Challenge:
Restate the listing that follows word for word, without its pictures.
— Start Dataset excerpt —
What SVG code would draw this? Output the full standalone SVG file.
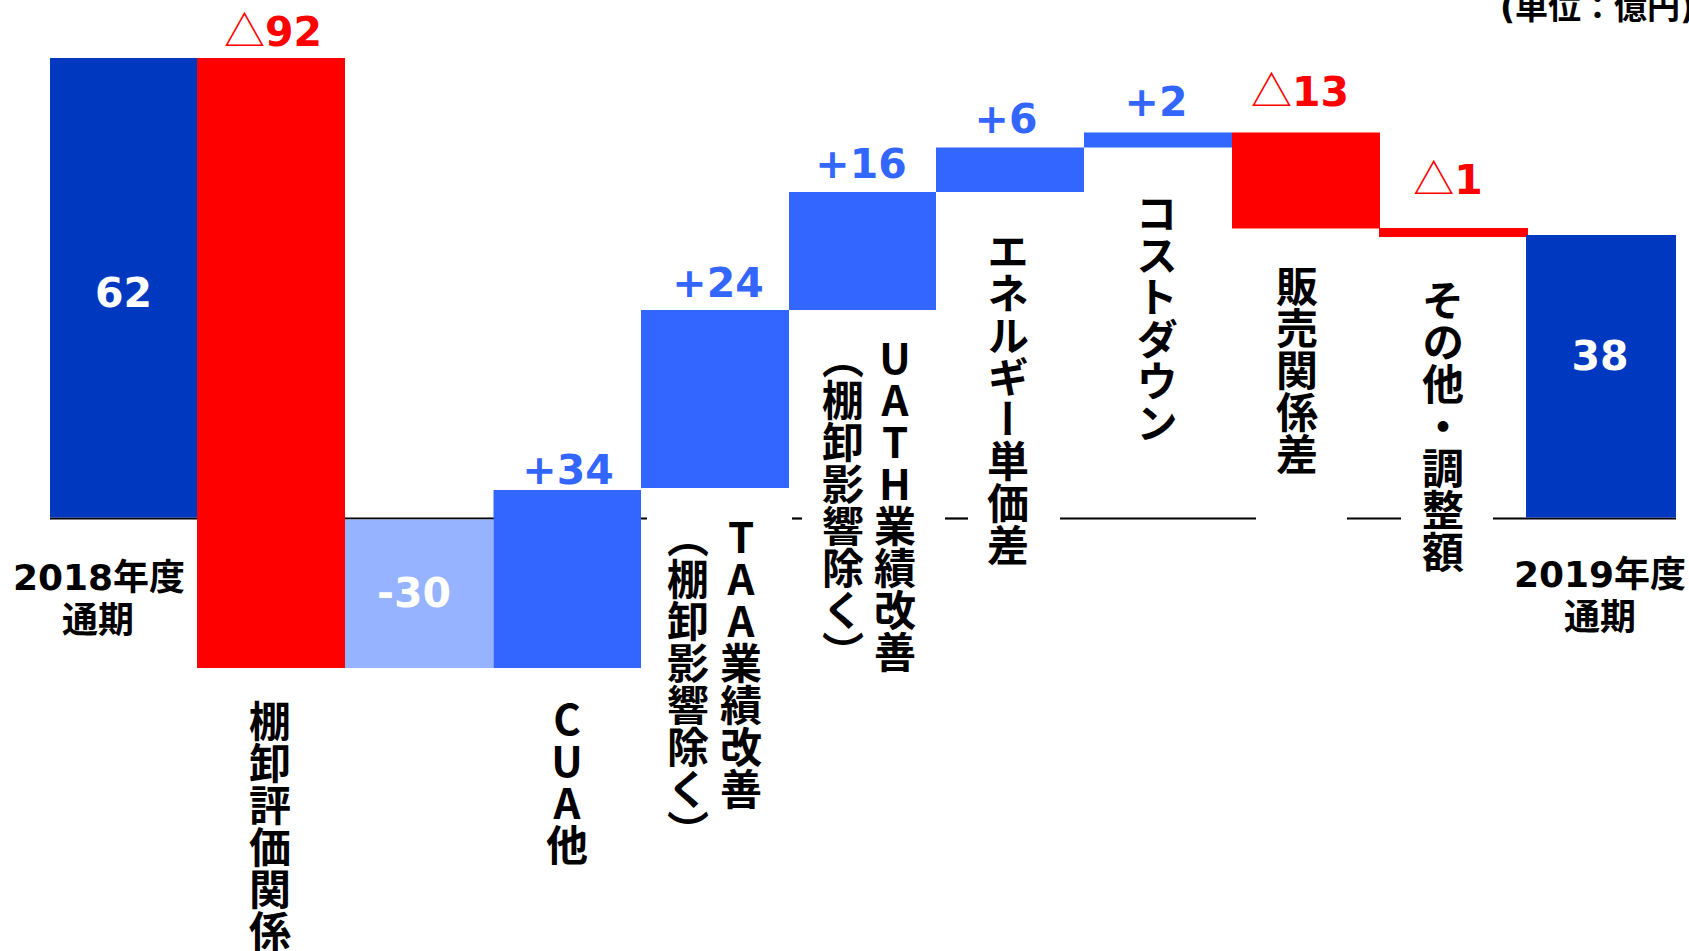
<svg xmlns="http://www.w3.org/2000/svg" width="1689" height="951" viewBox="0 0 1689 951">
<style>
.num{font-family:"DejaVu Sans","Noto Sans CJK JP",sans-serif;font-weight:bold;font-size:41px;text-anchor:middle}
.tri{font-family:"Noto Sans CJK JP",sans-serif;font-weight:normal}
.w{fill:#FFFFFF}
.pos{fill:#3366FF}
.neg{fill:#FF0000}
.lbl{font-family:"DejaVu Sans","Noto Sans CJK JP",sans-serif;font-weight:bold;font-size:36px;text-anchor:middle;fill:#000}
.unit{font-family:"DejaVu Sans","Noto Sans CJK JP",sans-serif;font-weight:bold;font-size:33px;fill:#000}
.vt{font-family:"Noto Sans CJK JP",sans-serif;font-weight:bold;font-size:42px;fill:#000;writing-mode:vertical-rl}
.up{text-orientation:upright}
.base{stroke:#000;stroke-width:2.2;fill:none}
.dark{fill:#0038C0}
.red{fill:#FF0000}
.mid{fill:#3366FF}
.light{fill:#95B3FF}
</style>
<rect width="1689" height="951" fill="#FFFFFF"/>
<g id="connectors">
<line class="base" x1="50" y1="518.5" x2="647" y2="518.5"/>
<line class="base" x1="792" y1="518.5" x2="802" y2="518.5"/>
<line class="base" x1="945" y1="518.5" x2="968" y2="518.5"/>
<line class="base" x1="1060" y1="518.5" x2="1256" y2="518.5"/>
<line class="base" x1="1347" y1="518.5" x2="1401" y2="518.5"/>
<line class="base" x1="1493" y1="518.5" x2="1676" y2="518.5"/>
</g>
<text class="unit" x="1500" y="19">(単位：億円)</text>
<g id="fy2018">
<rect class="dark" x="50" y="58" width="147" height="459.5"/>
<text class="num w" x="123.5" y="307">62</text>
<text class="lbl" x="99" y="590">2018年度</text>
<text class="lbl" x="98" y="633">通期</text>
</g>
<g id="inventory">
<rect class="red" x="197" y="58" width="148" height="610"/>
<text class="num neg" x="273" y="46"><tspan class="tri">△</tspan>92</text>
<text class="vt" x="270" y="700">棚卸評価関係</text>
</g>
<g id="minus30">
<rect class="light" x="345" y="519.5" width="148.5" height="148.5"/>
<text class="num w" x="414" y="607">-30</text>
</g>
<g id="cua">
<rect class="mid" x="493.5" y="490" width="147.5" height="178"/>
<text class="num pos" x="568" y="484">+34</text>
<text class="vt up" x="567" y="698">CUA他</text>
</g>
<g id="taa">
<rect class="mid" x="641" y="310" width="148" height="178"/>
<text class="num pos" x="718" y="297">+24</text>
<text class="vt up" x="741" y="516">TAA業績改善</text>
<text class="vt" x="688" y="516">（棚卸影響除く）</text>
</g>
<g id="uath">
<rect class="mid" x="789" y="192" width="147" height="118"/>
<text class="num pos" x="861" y="178">+16</text>
<text class="vt up" x="895" y="337">UATH業績改善</text>
<text class="vt" x="843" y="337">（棚卸影響除く）</text>
</g>
<g id="energy">
<rect class="mid" x="936" y="147.5" width="148" height="44.5"/>
<text class="num pos" x="1006" y="133">+6</text>
<text class="vt" x="1008" y="230">エネルギー単価差</text>
</g>
<g id="costdown">
<rect class="mid" x="1084" y="132.5" width="148" height="15"/>
<text class="num pos" x="1156" y="116">+2</text>
<text class="vt" x="1157" y="192">コストダウン</text>
</g>
<g id="sales">
<rect class="red" x="1232" y="132.5" width="148" height="96"/>
<text class="num neg" x="1300" y="106"><tspan class="tri">△</tspan>13</text>
<text class="vt" x="1297" y="265">販売関係差</text>
</g>
<g id="other">
<rect class="red" x="1379" y="228" width="149" height="9"/>
<text class="num neg" x="1448" y="194"><tspan class="tri">△</tspan>1</text>
<text class="vt" x="1443" y="279">その他・調整額</text>
</g>
<g id="fy2019">
<rect class="dark" x="1526" y="235" width="150" height="282.5"/>
<text class="num w" x="1600" y="370">38</text>
<text class="lbl" x="1600" y="587">2019年度</text>
<text class="lbl" x="1600" y="630">通期</text>
</g>
</svg>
— End Dataset excerpt —
Problem solution:
What SVG code would draw this? Output the full standalone SVG file.
<svg xmlns="http://www.w3.org/2000/svg" width="1689" height="951" viewBox="0 0 1689 951">
<style>
.num{font-family:"DejaVu Sans","Noto Sans CJK JP",sans-serif;font-weight:bold;font-size:41px;text-anchor:middle}
.tri{font-family:"Noto Sans CJK JP",sans-serif;font-weight:normal}
.w{fill:#FFFFFF}
.pos{fill:#3366FF}
.neg{fill:#FF0000}
.lbl{font-family:"DejaVu Sans","Noto Sans CJK JP",sans-serif;font-weight:bold;font-size:36px;text-anchor:middle;fill:#000}
.unit{font-family:"DejaVu Sans","Noto Sans CJK JP",sans-serif;font-weight:bold;font-size:33px;fill:#000}
.vt{font-family:"Noto Sans CJK JP",sans-serif;font-weight:bold;font-size:42px;fill:#000;writing-mode:vertical-rl}
.up{text-orientation:upright}
.base{stroke:#000;stroke-width:2.2;fill:none}
.dark{fill:#0038C0}
.red{fill:#FF0000}
.mid{fill:#3366FF}
.light{fill:#95B3FF}
</style>
<rect width="1689" height="951" fill="#FFFFFF"/>
<g id="connectors">
<line class="base" x1="50" y1="518.5" x2="647" y2="518.5"/>
<line class="base" x1="792" y1="518.5" x2="802" y2="518.5"/>
<line class="base" x1="945" y1="518.5" x2="968" y2="518.5"/>
<line class="base" x1="1060" y1="518.5" x2="1256" y2="518.5"/>
<line class="base" x1="1347" y1="518.5" x2="1401" y2="518.5"/>
<line class="base" x1="1493" y1="518.5" x2="1676" y2="518.5"/>
</g>
<text class="unit" x="1500" y="19">(単位：億円)</text>
<g id="fy2018">
<rect class="dark" x="50" y="58" width="147" height="459.5"/>
<text class="num w" x="123.5" y="307">62</text>
<text class="lbl" x="99" y="590">2018年度</text>
<text class="lbl" x="98" y="633">通期</text>
</g>
<g id="inventory">
<rect class="red" x="197" y="58" width="148" height="610"/>
<text class="num neg" x="273" y="46"><tspan class="tri">△</tspan>92</text>
<text class="vt" x="270" y="700">棚卸評価関係</text>
</g>
<g id="minus30">
<rect class="light" x="345" y="519.5" width="148.5" height="148.5"/>
<text class="num w" x="414" y="607">-30</text>
</g>
<g id="cua">
<rect class="mid" x="493.5" y="490" width="147.5" height="178"/>
<text class="num pos" x="568" y="484">+34</text>
<text class="vt up" x="567" y="698">CUA他</text>
</g>
<g id="taa">
<rect class="mid" x="641" y="310" width="148" height="178"/>
<text class="num pos" x="718" y="297">+24</text>
<text class="vt up" x="741" y="516">TAA業績改善</text>
<text class="vt" x="688" y="516">（棚卸影響除く）</text>
</g>
<g id="uath">
<rect class="mid" x="789" y="192" width="147" height="118"/>
<text class="num pos" x="861" y="178">+16</text>
<text class="vt up" x="895" y="337">UATH業績改善</text>
<text class="vt" x="843" y="337">（棚卸影響除く）</text>
</g>
<g id="energy">
<rect class="mid" x="936" y="147.5" width="148" height="44.5"/>
<text class="num pos" x="1006" y="133">+6</text>
<text class="vt" x="1008" y="230">エネルギー単価差</text>
</g>
<g id="costdown">
<rect class="mid" x="1084" y="132.5" width="148" height="15"/>
<text class="num pos" x="1156" y="116">+2</text>
<text class="vt" x="1157" y="192">コストダウン</text>
</g>
<g id="sales">
<rect class="red" x="1232" y="132.5" width="148" height="96"/>
<text class="num neg" x="1300" y="106"><tspan class="tri">△</tspan>13</text>
<text class="vt" x="1297" y="265">販売関係差</text>
</g>
<g id="other">
<rect class="red" x="1379" y="228" width="149" height="9"/>
<text class="num neg" x="1448" y="194"><tspan class="tri">△</tspan>1</text>
<text class="vt" x="1443" y="279">その他・調整額</text>
</g>
<g id="fy2019">
<rect class="dark" x="1526" y="235" width="150" height="282.5"/>
<text class="num w" x="1600" y="370">38</text>
<text class="lbl" x="1600" y="587">2019年度</text>
<text class="lbl" x="1600" y="630">通期</text>
</g>
</svg>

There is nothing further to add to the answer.